Likewise, Vempati has secured partnerships with Fenty Beauty, Stitch Fix, Taskrabbit, Eventbrite, and LAY’s potato chips, and told her podcast followers that she was paid an eye-popping $60,000 for just one Instagram Reel.
However, balancing big payoffs while maintaining authenticity in her personal brand is a responsibility she takes seriously. Vempati said it’s been “quite a journey” agreeing to the right brands instead of any brand that submits an offer. The podcaster said she’s more selective of partnerships to focus on brands she actually uses and believes in, and takes a hands-on approach by participating in strategy meetings. “I want to show up organically to my followers,” she explained.

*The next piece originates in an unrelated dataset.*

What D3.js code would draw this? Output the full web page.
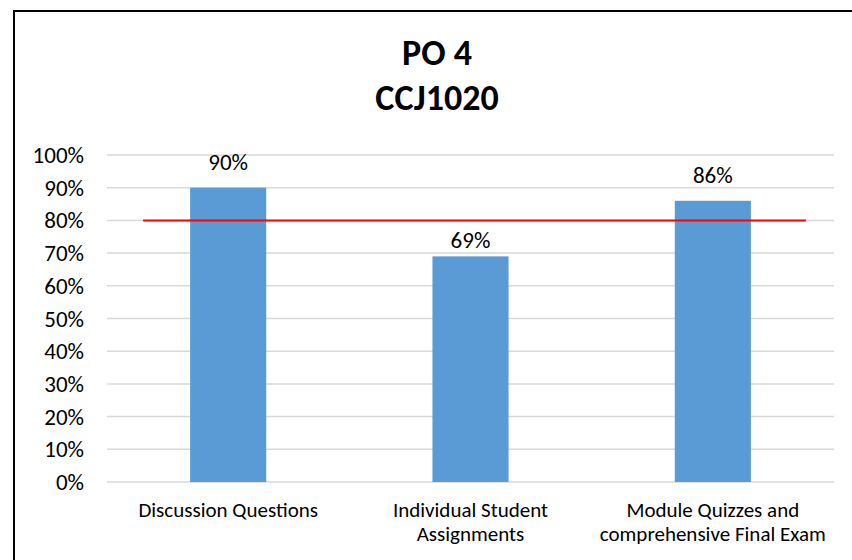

Lee, on the other hand, revealed her biggest brand deal to date netted her a cool $50,000, but declined to reveal the company behind the gig. She’s had several business partnerships, including SoFi, Fidelity Investments, Burt’s Bees, Lulu’s, and more. Lee says she’s “extremely frugal” with her earnings, and splits up her savings into a 401k, backdoor Roth IRA, broad index funds, and more.
“What I’ve made from influencing content creation, I’ve saved all of it,” Lee said. “I haven’t spent a penny.”
Her career as an influencer may have a time limit, though, as she plans to return to the corporate world in the next few years. “I just can’t see myself doing it forever and sharing my life; I’m a pretty private person,” she said. “I know that it’s a short-term thing, but it’s really fun and from a financial standpoint, it’s worth it.”
While it’s an “uncomfortable position” to not be able to predict the future of her content creation career, Vempati said she plans to ride the Netflix fame longer, and has become an author and TEDx speaker since leaving the show.
“I have no idea how long this content creation or influencer life is going to last,” she said. “But as long as I show up authentically, create good content for brands, I feel like I can keep it going.”